Until a horrendous self-inflicted diary muddle which forced me to give away my Sunday matinee ticket to someone else, I had been looking forward for months to seeing Gemma Arterton in The Duchess of Malfi in the new indoor Sam Wanamaker Theatre at Shakespeare's Globe.
When the appointed Sunday afternoon came, I had to be elsewhere, but I finally made it to the new theatre in the evening to see Eileen Atkins in her one-woman show. There's some fascinating material in the programme about the way this new theatre took shape, a decade and a half after its brick shell was erected as part of the original Globe construction project. Only when lots more money had been raised and the space was no longer needed for rehearsals could Sam Wanamaker's original concept of an indoor theatre take shape after long and detailed research and discussion between scholars, architects and creative performers.
While most of the lighting comes from around 100 beeswax candles, there are a couple of spotlights hidden in the painted ceiling, and they were in use for the first time last night. The seating is on wooden benches, padded only with a thin strip of hessian, and the galleries are not built for anyone with mobility problems. While anyone who stands in the outdoor Globe theatre pays £5 and has a better view of the performances than seated spectators, here it's more like a conventional theatre. Standing places cost £10 and are right at the back of the upper gallery, with a fairly restricted view. The place to be seated is undoubtedly in the pit, despite the risk of an occasional drip of beeswax from above. The theatre holds something over 300, and it seems to me a brilliant and quite unique creation. Inevitably, as the programme explains, it's a compromise between a lot of competing demands. Should it be a recreation of the kind of indoor theatre that Shakespeare knew, such as the one at Blackfriars? Should it follow the 1660s plans discovered in the library of Worcester College, Oxford? How many concessions should be made to the expectations of a modern audience to see a show in relative comfort? Later in this first season there will be opera and a variety of performances and music which will explore more fully what the new space is good for.

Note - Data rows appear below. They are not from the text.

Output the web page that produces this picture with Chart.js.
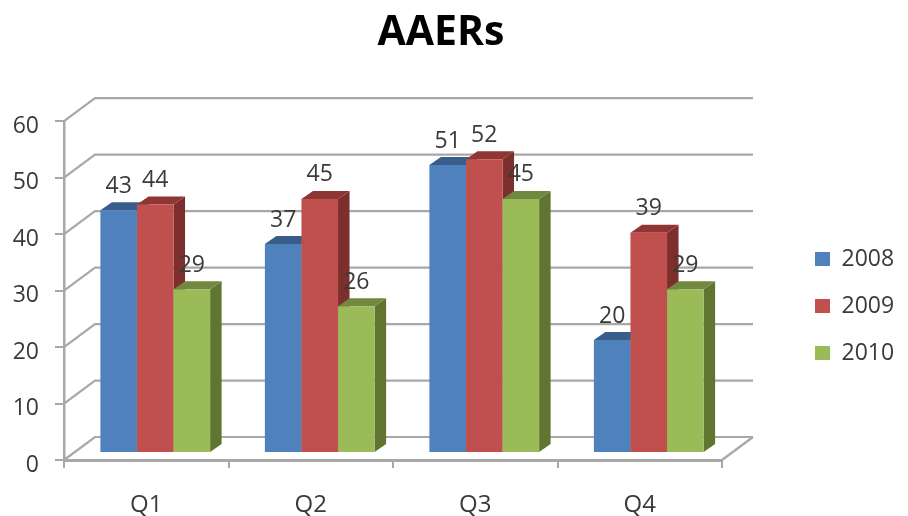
<!DOCTYPE html>
<html>
<head>
<meta charset="utf-8">
<title>AAERs</title>
<script src="https://cdn.jsdelivr.net/npm/chart.js@4"></script>
<style>
  html, body { margin: 0; padding: 0; background: #fff; }
  canvas { display: block; }
</style>
</head>
<body>
<canvas id="chart" width="908" height="516"></canvas>
<script>
const categories = ['Q1', 'Q2', 'Q3', 'Q4'];
const seriesNames = ['2008', '2009', '2010'];
const values2008 = [43, 37, 51, 20];
const values2009 = [44, 45, 52, 39];
const values2010 = [29, 26, 45, 29];

const frontColors = ['#4F81BD', '#C0504D', '#9BBB59'];
const topColors = ['#385D8A', '#8F3634', '#71893F'];
const sideColors = ['#335580', '#7C2F2D', '#5F7530'];
const FONT = '"Open Sans", sans-serif';
const TEXT = '#3a3a3a';
const LINE = '#a8a8a8';

// Pseudo-3D: bars stand part-way into the floor, the back wall sits behind them.
const WALL = { dx: 31, dy: -23 };
const BAR_SHIFT = { dx: 9, dy: -7 };
const BAR_DEPTH = { dx: 11.5, dy: -8 };

const wallPlugin = {
  id: 'wall',
  beforeDatasetsDraw(chart) {
    const { ctx, scales: { x, y } } = chart;
    const left = x.left, right = x.right;
    ctx.save();
    ctx.strokeStyle = LINE;
    ctx.lineWidth = 2.2;
    ctx.beginPath();
    y.ticks.forEach(t => {
      const py = y.getPixelForValue(t.value);
      ctx.moveTo(left, py);
      ctx.lineTo(left + WALL.dx, py + WALL.dy);
      ctx.lineTo(right + WALL.dx, py + WALL.dy);
    });
    const floor = y.getPixelForValue(0);
    ctx.moveTo(right, floor);
    ctx.lineTo(right + WALL.dx, floor + WALL.dy);
    ctx.stroke();
    ctx.restore();
  }
};

// Each series paints left to right so a later bar covers its neighbour's side face.
const prismPlugin = {
  id: 'prism',
  beforeDatasetDraw() {
    return false;
  },
  afterDatasetsDraw(chart) {
    const { ctx } = chart;
    chart.data.datasets.forEach((ds, i) => {
      const meta = chart.getDatasetMeta(i);
      ctx.save();
      ctx.translate(BAR_SHIFT.dx, BAR_SHIFT.dy);
      meta.data.forEach(bar => {
        const x0 = bar.x - bar.width / 2;
        const x1 = bar.x + bar.width / 2;
        ctx.fillStyle = sideColors[i];
        ctx.beginPath();
        ctx.moveTo(x1, bar.y);
        ctx.lineTo(x1 + BAR_DEPTH.dx, bar.y + BAR_DEPTH.dy);
        ctx.lineTo(x1 + BAR_DEPTH.dx, bar.base + BAR_DEPTH.dy);
        ctx.lineTo(x1, bar.base);
        ctx.closePath();
        ctx.fill();
        ctx.fillStyle = topColors[i];
        ctx.beginPath();
        ctx.moveTo(x0, bar.y);
        ctx.lineTo(x0 + BAR_DEPTH.dx, bar.y + BAR_DEPTH.dy);
        ctx.lineTo(x1 + BAR_DEPTH.dx, bar.y + BAR_DEPTH.dy);
        ctx.lineTo(x1, bar.y);
        ctx.closePath();
        ctx.fill();
      });
      meta.controller.draw();
      ctx.restore();
    });

    // Value labels go on last, above every bar face.
    ctx.save();
    ctx.font = '23px ' + FONT;
    ctx.fillStyle = TEXT;
    ctx.textAlign = 'center';
    ctx.textBaseline = 'middle';
    chart.data.datasets.forEach((ds, i) => {
      chart.getDatasetMeta(i).data.forEach((bar, j) => {
        ctx.fillText(String(ds.data[j]), bar.x + BAR_SHIFT.dx, bar.y + BAR_SHIFT.dy - 24);
      });
    });
    ctx.restore();
  }
};

// Title and legend sit outside the plot's own centre line.
const placementPlugin = {
  id: 'placement',
  afterLayout(chart) {
    const t = chart.titleBlock;
    t.left = 0;
    t.right = 882;
    const l = chart.legend;
    const pad = l.options.labels.padding;
    l.left = 815 - pad;
    l.right = 908;
    l.top = 223.5;
    l.bottom = 516;
    l.width = l.right - l.left;
    l.height = l.bottom - l.top;
  }
};

new Chart(document.getElementById('chart'), {
  type: 'bar',
  data: {
    labels: categories,
    datasets: [values2008, values2009, values2010].map((data, i) => ({
      label: seriesNames[i],
      data,
      backgroundColor: frontColors[i],
      borderWidth: 0,
      clip: false,
      categoryPercentage: 0.667,
      barPercentage: 1
    }))
  },
  options: {
    responsive: false,
    animation: false,
    devicePixelRatio: 1,
    layout: { padding: { left: 0, right: 186, top: 0, bottom: 0 } },
    plugins: {
      title: {
        display: true,
        text: 'AAERs',
        color: '#000',
        font: { family: FONT, size: 41, weight: 'bold' },
        padding: { top: 9, bottom: 63 }
      },
      legend: {
        position: 'chartArea',
        align: 'start',
        labels: {
          boxWidth: 15,
          boxHeight: 14,
          padding: 24,
          color: TEXT,
          font: { family: FONT, size: 23 }
        }
      },
      tooltip: { enabled: false }
    },
    scales: {
      x: {
        afterFit(s) { s.height = 56; },
        grid: { drawOnChartArea: false, tickLength: 8, color: LINE, lineWidth: 2 },
        border: { color: LINE, width: 3 },
        ticks: { color: TEXT, padding: 23, maxRotation: 0, font: { family: FONT, size: 24 } }
      },
      y: {
        min: 0,
        max: 60,
        afterFit(s) { s.width = 64; },
        grid: { drawOnChartArea: false, tickLength: 9, color: LINE, lineWidth: 2 },
        border: { color: LINE, width: 2.5 },
        ticks: { stepSize: 10, color: TEXT, padding: 16, labelOffset: 5, font: { family: FONT, size: 23 } }
      }
    }
  },
  plugins: [wallPlugin, prismPlugin, placementPlugin]
});
</script>
</body>
</html>
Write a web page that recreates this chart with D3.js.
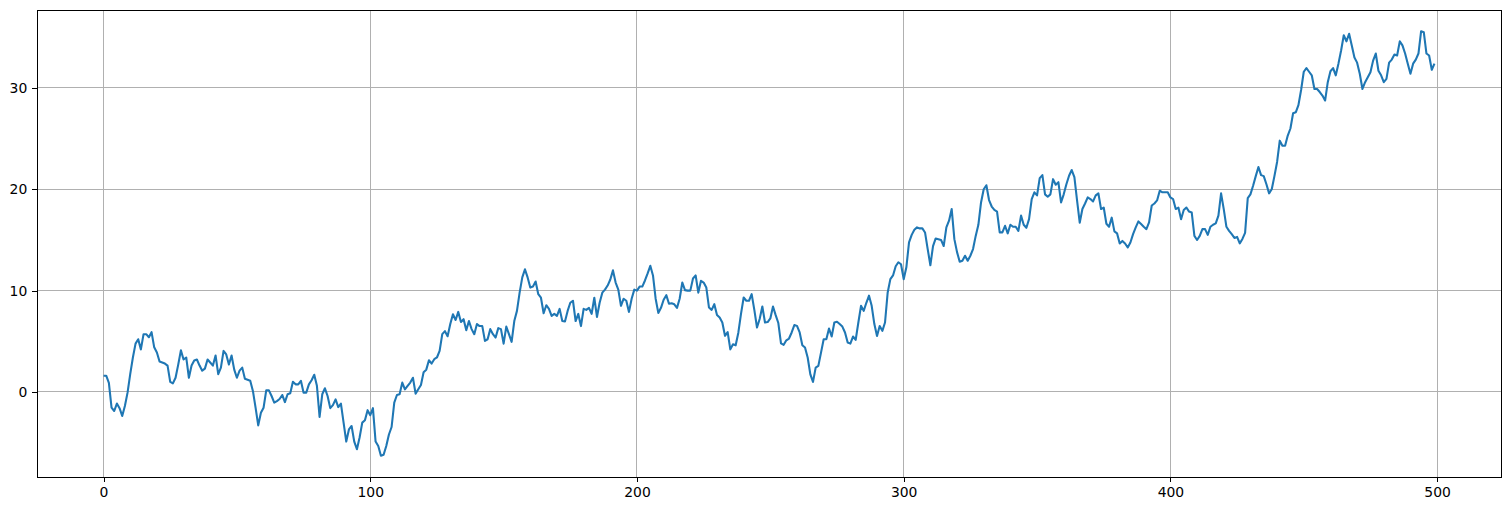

It will no doubt take several years before the shiny newness of the building gives way to a lived-in familiarity, as it has with the outdoor theatre, where the oak pillars are now starting to weather nicely. The great thing about the Globe from the start under Mark Rylance and now under Dominic Dromgoole, has been the way it has always taken risks. There's always been a streak of eccentric madness in that place. The Sam Wanamaker Theatre is another mad risk, and I'm certain it will pay off.